Be fair on parents of 'forgotten children'
WHILE I was horrified to learn of the plight of Hong Kong's ''forgotten children'', I feel it inappropriate to criticise the parents of these children.
Having worked in England with similarly disabled children, I can assure the writer that far from ''not giving a damn'', the majority of parents are riddled with guilt for years, if not for the rest of their lives, for ''abandoning'' their offspring.
These aren't ''normal'' children: many need daily physiotherapy, suction because they can't cough, feeding tubes because they can't swallow. They may have frequent and violent epileptic seizures. Their problems are not confined to the day-time only - many also require night nursing. Some parents get as little as two or three hours sleep a night. Until a person has witnessed the problems first hand on a daily basis, I really don't think they have the right to make such a damning comment.
And don't forget that until fairly recently parents were openly encouraged to put their handicapped and unwanted children into state care.
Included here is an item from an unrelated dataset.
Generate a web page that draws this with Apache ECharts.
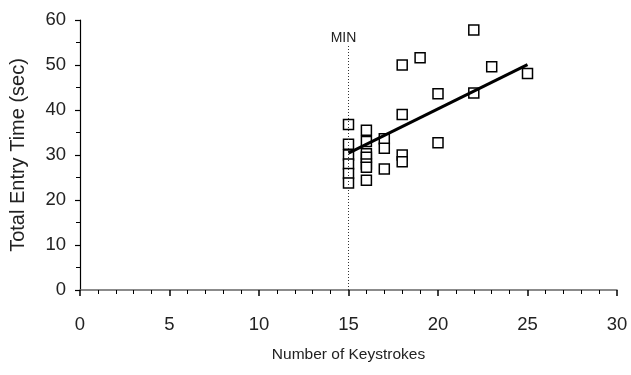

I am not condoning parents leaving their children in hospitals and trying to forget about them, but believe me, having worked as a nurse, volunteer helper and part-time foster mother with severely handicapped kids, these children are more than just hard work.
Caring for them demands a far greater degree of selflessness than does raising a normal child, and in a city that does not appear to have a terribly open attitude towards the handicapped, I can well understand what motivated these parents to leave their children in the care of others.